In the John Mueller hangout on 08/13/2021, a webmaster was concerned regarding a number of 500 errors showing up in Google Search Console.
John explained that there aren’t any real thresholds on this. He also explained that Google will retry these 5xx errors over and over again and they will remain indexed.
After several tries, if Google determines that these pages really are still gone, they will drop them.
These are the effects you will see for 500 errors. If there’s more than a 1 percent issue with these errors—compared to the number of pages on your site—you will want to examine your site for major issues just in case something is broken.
The webmaster was also concerned about 504 errors, and whether or not having a 200 error read at exactly the same time—on that same URL as the 500 error—is a problem.
The webmaster asks this question at approximately the 13:46 mark in the hangout.
John Mueller Hangout 08/13/2021 Transcript
Cool. Thanks, John. So some background, our systems, and content delivery network are designed to let all real users view our content and filter out some bots while letting others like Googlebot through. And just for some additional context. Earlier this year, we changed our server monitoring suite. And we thought we’d carried over all of the reporting needs. We had to ensure that, you know, Googlebot could access our content.
Unfortunately, it seems we’d missed some and noticed in Search Console, some 500 series errors cropping up starting late last month. The question came up from our technology team, whether this represented real user impact and why we would look specifically at Googlebot, not real user metrics to prove that there’s an issue here. So given that context, I have a few questions. The first is just to get the technology concern out of the way. From your perspective, how does Googlebot view 500 series errors? And could you give any clarity on, you know, established thresholds at which point Googlebot Will, you know, crawl source content based—less based on those errors?
John 14:58
We don’t have any strong thresholds on that. But essentially, what happens with 500 errors is we’ll try to retry them. And if we continue to see that they’re 500 errors, then we will kind of slow down crawling. And if we continue to see that they they’re 500 errors, then we will drop those URLs from the index. So that’s something where if every now and then individual pages have a 500 error is like, no big deal, like we will retry them, they’ll remain indexed.
And the next time we retry them that time. But if a large part of a site consistently has 500 errors, and we might assume that maybe we’re causing the problem, and we’ll slow down crawling of the whole site, and at some point, we’ll say, “Well, it looks like these pages are really gone, we’re going to drop them.” So that’s essentially the effects that you would see there.

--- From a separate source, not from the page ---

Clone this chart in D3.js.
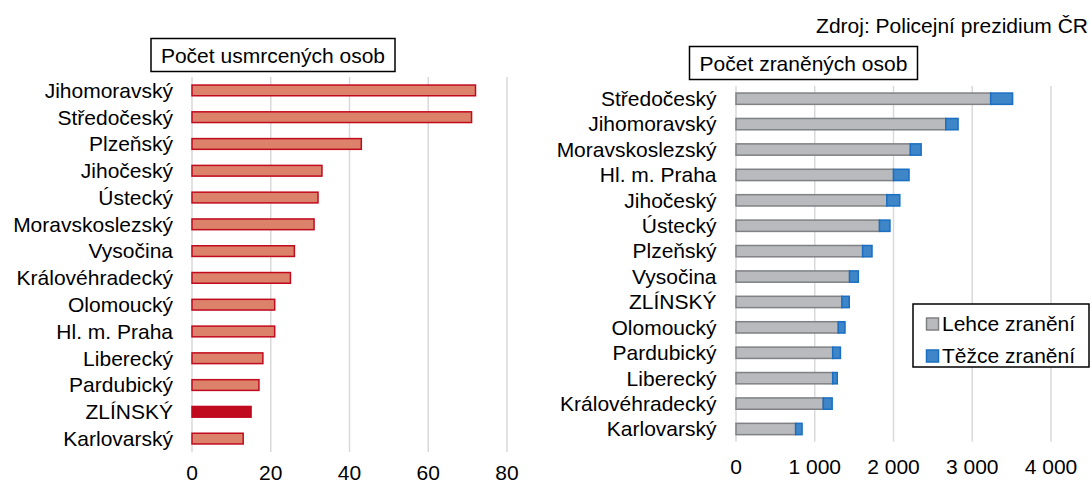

And if you’re talking about a large site, and wondering like, what percentage of 500 errors is okay? I don’t know, my, my feeling is, if you’re seeing something more than 1 percent, then that’s, that sounds like something is, is kind of broken, and probably would be something where we would start to slow down. But I don’t think we have any hard thresholds where we’d say like this many requests, and this many errors means this much slowing down.
Webmaster 4 16:28
Okay, cool. Thank you. Also, our server logs show a 200 given to Googlebot at the same timestamp as the 504 in Search Console, and our content delivery network is telling us that if Googlebot gets a 504 from a CDN, then they’ll automatically try to fetch from the origin. Could you confirm, deny or possibly confuse that for me?
John 16:54
I don’t think we do anything special with regards to 504. But I kind of need to, I’d have to double-check. So in the search developer documentation, we just put up a page with all of the HTTP status codes and how we react to that. I don’t think we have anything where we would say we would defer to the origin other than a CDN because we don’t actually see that difference. Because from our point of view, we access the domain name. And if the domain name resolves to the CDN, then that’s, that’s what we get. We’re not going to say, “Well, we will take a different IP address and then try again.”
Webmaster 4 17:39
Okay, cool. That actually will help further that discussion with our CDN. So thank you. Final question. If I manage a website for a tea shop will setting all of my pages to a 418? You know, help me rank better? That’s probably not. Right.
John 17:56
I actually don’t know what we would do with that. We probably dropped them as 400 errors. So that seems like a bad idea. Sorry. I just loved the 418 status code. It’s just so fun.